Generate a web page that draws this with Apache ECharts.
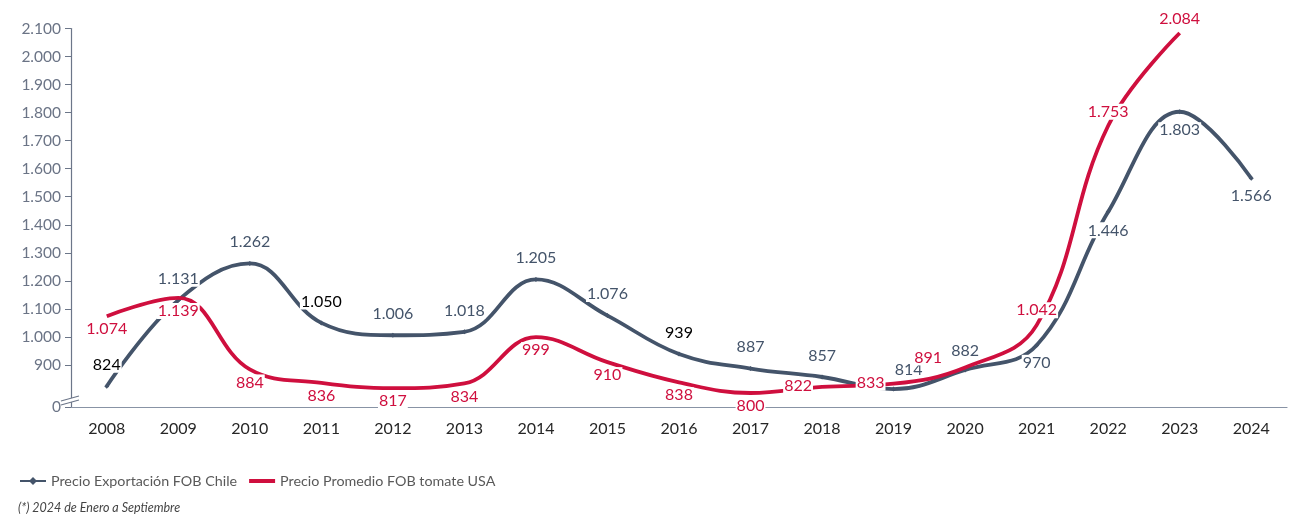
<!DOCTYPE html>
<html><head><meta charset="utf-8">
<script src="https://cdn.jsdelivr.net/npm/echarts@6/dist/echarts.min.js"></script>
<style>html,body{margin:0;padding:0;background:#fff}#c{width:1293px;height:517px}</style>
</head><body><div id="c"></div>
<script>
const years = ['2008','2009','2010','2011','2012','2013','2014','2015','2016','2017','2018','2019','2020','2021','2022','2023','2024'];
const chileFOB = [824,1131,1262,1050,1006,1018,1205,1076,939,887,857,814,882,970,1446,1803,1566];
const usaFOB = [1074,1139,884,836,817,834,999,910,838,800,822,833,891,1042,1753,2084,null];
const yTickValues = [900,1000,1100,1200,1300,1400,1500,1600,1700,1800,1900,2000,2100];
const seriesNames = ['Precio Exportación FOB Chile','Precio Promedio FOB tomate USA'];
const footnote = '(*) 2024 de Enero a Septiembre';

const AXIS_MIN = 750; // shown as "0" (broken axis)
const C_SLATE = '#44546a', C_RED = '#cf0f3e';
const fmt = v => String(v).replace(/\B(?=(\d{3})+(?!\d))/g, '.');

// label layout per point (style only)
const chileLab = {
  0:{color:'#000'},3:{color:'#000'},8:{color:'#000'},
  11:{offset:[15,0],distance:9},12:{distance:9},
  13:{position:'bottom',distance:7},14:{position:'bottom',distance:8},15:{position:'bottom',distance:8},16:{position:'bottom',distance:7}
};
const usaLab = {
  10:{position:'inside',offset:[-24,-1]},11:{position:'inside',offset:[-23,-1]},
  12:{position:'inside',offset:[-37,-10]},
  13:{position:'top',distance:7},14:{position:'top',distance:6},15:{position:'top',distance:6}
};
function build(vals, cfg, basePos, baseDist, color){
  return vals.map((v,i)=>{
    if (v==null) return null;
    const c = cfg[i]||{};
    return {value:v, label:{position:c.position||basePos, offset:c.offset||[0,0], distance:c.distance!=null?c.distance:baseDist, color:c.color||color}};
  });
}
const labelBase = {show:true, fontFamily:'Lato', fontSize:16, backgroundColor:'#fff', padding:[0,1], formatter:p=>fmt(p.value)};

const chart = echarts.init(document.getElementById('c'));
const footG = {type:'text',left:18,top:501,style:{text:footnote,font:'italic 12.5px Lato',fill:'#444'}};
chart.setOption({
  animation:false,
  grid:{left:71,right:6,top:28.5,bottom:110,containLabel:false},
  legend:{left:14,top:469,itemWidth:26,itemHeight:10,itemGap:12,
    textStyle:{fontFamily:'Lato',fontSize:14.3,color:'#595959'},
    data:[{name:seriesNames[0]},{name:seriesNames[1],icon:'path://M0,0 L26,0 L26,4 L0,4 Z'}]},
  graphic:[footG],
  xAxis:{type:'category',data:years,boundaryGap:true,
    axisLine:{lineStyle:{color:'#8893a5',width:1.2}},axisTick:{show:false},
    axisLabel:{fontFamily:'Lato',fontSize:16,color:'#262626',margin:14}},
  yAxis:{type:'value',min:AXIS_MIN,max:2100,splitLine:{show:false},
    axisLine:{show:true,lineStyle:{color:'#6c7689',width:1.2}},
    axisTick:{show:true,length:6,customValues:[AXIS_MIN].concat(yTickValues),lineStyle:{color:'#6c7689'}},
    axisLabel:{customValues:[AXIS_MIN].concat(yTickValues),fontFamily:'Lato',fontSize:15.5,color:'#6b7486',margin:10,
      formatter:v=>v===AXIS_MIN?'0':fmt(v)}},
  series:[
    {name:seriesNames[0],type:'line',smooth:0.4,data:build(chileFOB,chileLab,'top',11,C_SLATE),
     symbol:'diamond',symbolSize:5,showSymbol:true,
     lineStyle:{color:C_SLATE,width:3.8},itemStyle:{color:C_SLATE},
     label:labelBase,z:3},
    {name:seriesNames[1],type:'line',smooth:0.4,data:build(usaFOB,usaLab,'bottom',5,C_RED),
     symbol:'circle',symbolSize:0.01,showSymbol:true,connectNulls:false,
     lineStyle:{color:C_RED,width:3.8},itemStyle:{color:C_RED},
     label:labelBase,z:4}
  ]
});
// axis break marker
const gx = chart.convertToPixel({xAxisIndex:0}, years[0]) - 35.8;
const gy = chart.convertToPixel({yAxisIndex:0}, AXIS_MIN);
chart.setOption({graphic:[
  footG,
  {type:'polygon',shape:{points:[[gx-10,gy-6],[gx+8,gy-11],[gx+8,gy-7],[gx-10,gy-2]]},style:{fill:'#fff'},z:100},
  {type:'line',shape:{x1:gx-10,y1:gy-6,x2:gx+8,y2:gy-11},style:{stroke:'#6c7689',lineWidth:1.2},z:101},
  {type:'line',shape:{x1:gx-10,y1:gy-2,x2:gx+8,y2:gy-7},style:{stroke:'#6c7689',lineWidth:1.2},z:101}
]});
</script></body></html>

--------------------------------------------------

Instructions for the task. Only the lines from the start of the material through the line containing "const fmt = v" should be transcribed. Pictures stay out.

Reply.
Generate a web page that draws this with Apache ECharts.
<!DOCTYPE html>
<html><head><meta charset="utf-8">
<script src="https://cdn.jsdelivr.net/npm/echarts@6/dist/echarts.min.js"></script>
<style>html,body{margin:0;padding:0;background:#fff}#c{width:1293px;height:517px}</style>
</head><body><div id="c"></div>
<script>
const years = ['2008','2009','2010','2011','2012','2013','2014','2015','2016','2017','2018','2019','2020','2021','2022','2023','2024'];
const chileFOB = [824,1131,1262,1050,1006,1018,1205,1076,939,887,857,814,882,970,1446,1803,1566];
const usaFOB = [1074,1139,884,836,817,834,999,910,838,800,822,833,891,1042,1753,2084,null];
const yTickValues = [900,1000,1100,1200,1300,1400,1500,1600,1700,1800,1900,2000,2100];
const seriesNames = ['Precio Exportación FOB Chile','Precio Promedio FOB tomate USA'];
const footnote = '(*) 2024 de Enero a Septiembre';

const AXIS_MIN = 750; // shown as "0" (broken axis)
const C_SLATE = '#44546a', C_RED = '#cf0f3e';
const fmt = v => String(v).replace(/\B(?=(\d{3})+(?!\d))/g, '.');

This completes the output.